The setting is a farmyard in central Saskatchewan, in a summer of record heat and drought. Judging from the line of vehicles parked along the road, it might have looked like a small auction.
At lunchtime, on a day when the temperature would rise into the mid-30s C, farmers and ranchers wearing the protection of long-sleeved shirts traded worries about a meagre cut of hay, dry as dust, and the hard decisions that will follow soon enough: whether to sell cattle or somehow find feed enough to keep them over winter. Farm talk.
Earlier in the morning, though, they had listened and accepted the authority of the Cree elder who talked protocol while his assistant prepared the pipe to pass around an imperfect circle. This was a day of honest commitment. That was what the pipe is for, the elder said, on this farm where Treaty Four and Treaty Six territory meet.
After lining up for bannock, women and men, Indigenous and settler, spoke in their turn in two large circles. They spoke of many things, but mostly of treaty, land and sharing, of hunting for food, of plants for medicine and ceremony. The province’s Treaty Commissioner, Mary Culbertson, drew a direct line between this gathering and the 2016 shooting death of the young Cree man, Colten Boushie, on another Saskatchewan farm.
An Indigenous man who raised four children on wild game said it had become more dangerous and difficult to do so. A rancher recalled teepee rings and stories of a wintering camp that challenge the lie that the land was a blank slate given to his ancestors. He knew otherwise.
Those who came from every direction returned home with signs to post on their fence lines, big enough to read from the road: Treaty Land Sharing Network. Indigenous Land Users Welcome. Some of them wondered aloud how their neighbours would react not just to the signs, going public in this way and making their practices visible, but to those made welcome by them. Later, one said he was ready with an answer: “There is no danger in sharing land; that’s what treaty people do.”
This description, I know, will draw at least three reactions. The first is deep, immediate anxiety — the kind that farm people get whenever land, treaties and Indigenous peoples appear in the same sentence. This is easily the toughest rural subject to raise in a room or in a column.
The second is skepticism — the kind that comes to Indigenous peoples from their own long experience of colonialism. They will wait to see that the network actually makes a difference in a province where anti-trespass laws and sale of crown land increasingly restrict access.
The third is disbelief — the kind that comes condescendingly from good progressive people in Canada’s large cities, who know that rural prairie places are hotbeds of racism and that rare exceptions only serve to prove the rule. They support the cause of reconciliation, no question, but too often that simply means having the right opinion at a safe distance.
On Sept. 30, Canadians will mark a new National Day for Truth and Reconciliation.
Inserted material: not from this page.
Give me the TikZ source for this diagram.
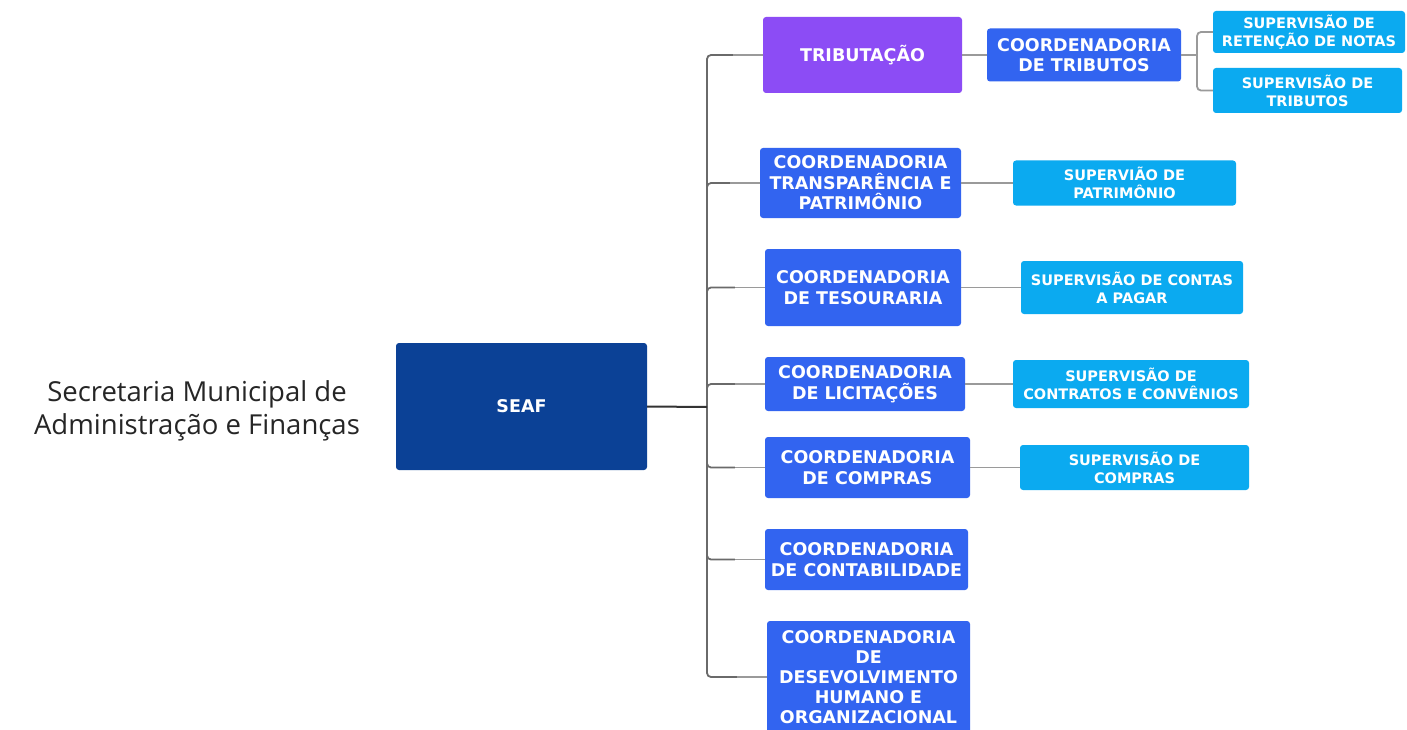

We will do so in the aftermath of the fresh discoveries this spring of unmarked graves on the sites of former residential schools in British Columbia and Saskatchewan, and others sure to follow. People who hadn’t paid much attention to the work of the Truth and Reconciliation Commission, its final report, and its calls to action, issued in 2015, were sincerely troubled by what they learned.
The TRC was never only about a residential school system that, for several generations, took children from families and communities for purposes that it summarized as cultural genocide. It was not about closing a “sad chapter” in our history. It was not about compensation — a separate process altogether.
Under skillful leadership, it became a national forum that invited Canadians into the hard work of rethinking their own country, past and present, and taking meaningful steps toward what it called “a new way of living together.”
To that end, I continue to hold two positions. The first is that the work of finding that new way is too important to be left to a national government in Ottawa. It must be local and relational.
The second is that it is dangerous and wrong to assume that rural prairie communities are locked into relationships of antagonism, fear and indifference. If anything, rural places where settler and Indigenous people live in proximity ought to generate a much more productive, practical conversation about next steps than the national one.
In some cases, they already have. In choosing to live as neighbours, they enact the spirit of sharing and mutual aid that is the spirit of the treaties.
This is why the launch of the Treaty Land Sharing Network was such an important, hopeful event, even if it starts with a small group. For those of us who were on that Saskatchewan farm on that hot summer day, who shared in ceremony, it was about people who share the countryside, together setting a different course than the one scripted for them.
Roger Epp is a political science professor with the University of Alberta who has researched and written extensively about the rural West and settler-Indigenous relations.